Favorevoli o contrari
Ma veniamo all’attualità. A rispolverare l’idea del servizio civile obbligatorio è stato Romani Prodi nei mesi scorsi, prontamente contestato da Carlo Giovanardi, il ministro dal quale dipende l’attuale servizio civile nazionale (che in quattro anni ha coinvolto circa 100.000 volontari), che ha bollato l’ipotesi e ha difeso il successo dell’attuale formula volontaria. Ma Prodi rilancia. Parlando alle ACLI a settembre, torna sull’argomento: parla di un “servizio civile obbligatorio per ragazzi e ragazze, di sei mesi, magari di due mesi per ogni estate” e precisa però che non si tratta di una proposta da inserire nel programma del centrosinistra (per non perdere le elezioni, ammette) ma di un’idea su cui discutere. A sostenere l’idea di Prodi c’è anche La Margherita, nel cui sito web si può leggere:“Ermete Realacci ha recentemente presentato una proposta di legge in merito, sostenuta da un ampio schieramento trasversale e dalle principali associazioni di volontariato, su cui si è speso e si sta spendendo direttamente Francesco Rutelli”.
Realacci e colleghi vogliono sì aumentare i fondi a disposizione per l’attuale servizio civile volontario, ma intendono soprattutto creare un nuovo servizio obbligatorio per i giovani, della durata di sei mesi e con un contributo mensile di 300 euro (contro i 433 attuali). In realtà la proposta (firmata da un’ottantina di deputati) è stata presentata nel marzo 2003 ma finora non è mai stata esaminata ed è molto improbabile che lo sia entro la fine della legislatura. Sul sostegno, poi, da parte delle associazioni di volontariato ci sarebbe da fare qualche distinguo: se, ad esempio, ACLI e Legambiente (seguiti dal presidente dei giovani socialisti europei) plaudono all’iniziativa, gli Obiettori Nonviolenti storcono in naso e la Caritas è contraria, pur avendo “lanciato il sasso” qualche anno fa.
Mons.

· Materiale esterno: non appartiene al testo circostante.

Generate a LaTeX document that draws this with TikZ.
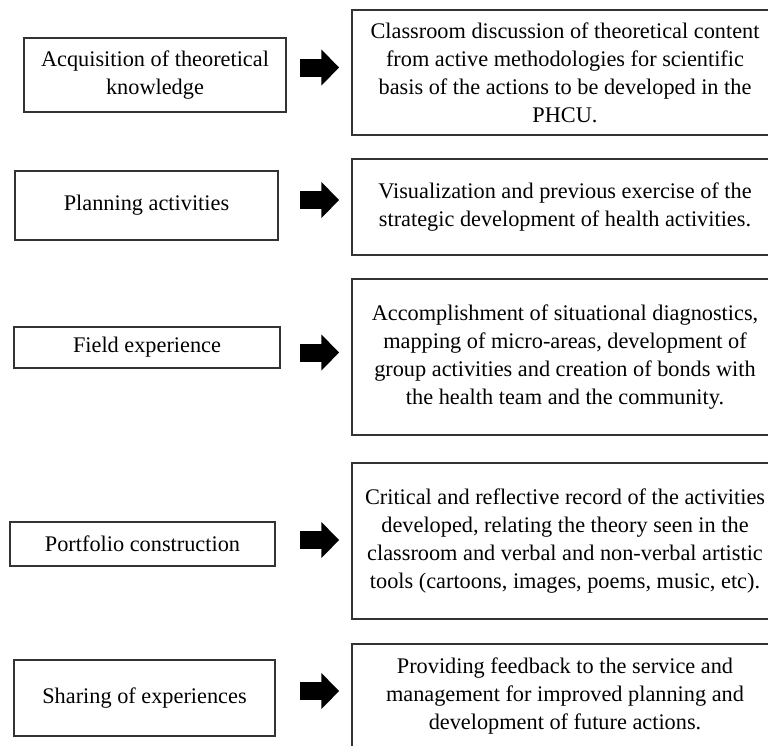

Pasini, ideatore della proposta della Caritas nei tempi andati, spiega i motivi della contrarietà al servizio obbligatorio: non si possono costringere i giovani a prestare servizi di assistenza alle persone (sono la maggioranza nel servizio civile di oggi); esistono immense difficoltà organizzative per un sistema che dovrebbe coinvolgere 400mila giovani, per non parlare delle risorse economiche sempre più difficilmente a disposizione; infine, il consenso dei giovani che è fortemente a rischio sull’introduzione di un tale obbligo (come conferma la stessa Legambiente).
A Pasini fanno eco padre Angelo Cavagna, storico difensore della causa degli obiettori, e Domenico Gallo, magistrato ed ex senatore, il quale bolla il servizio civile obbligatorio come “lavoro forzato”, vietato dalle leggi internazionali: sarebbe meglio un “servizio incentivato”, è la conclusione del ragionamento. Anche l’ARCI (l’ente che, dopo la Caritas ha accolto in passato il maggior numero di obiettori) dice la sua e “invita a maneggiare con estrema cura e cautela questa tematica, tanto più in fase pre-elettorale” dichiarando come prioritario lo sviluppo del servizio civile su base volontaria e legando l’ipotesi dell’obbligatorietà a una serie di condizioni molto “serie”.
Insomma, il dibattito è solo all’inizio e forse non riuscirà ad avere a breve uno sbocco legislativo. Tuttavia è importante che ci sia, soprattutto per rispondere alla domanda: a che cosa serve un tale servizio civile obbligatorio? La risposta di Prodi non è molto diversa da quella che dava nel 1996 e cioè che questo servizio deve rappresentare per i giovani un impegno per la collettività, assolvendo a una funzione di servizio, ovviamente, ma con un alto coefficiente educativo e di rafforzamento della coesione sociale. Insomma, un ruolo per certi versi nuovo verrebbe affibbiato a questa esperienza. E allora: se provassimo a cambiar nome a questa “cosa” che si vorrebbe far nascere?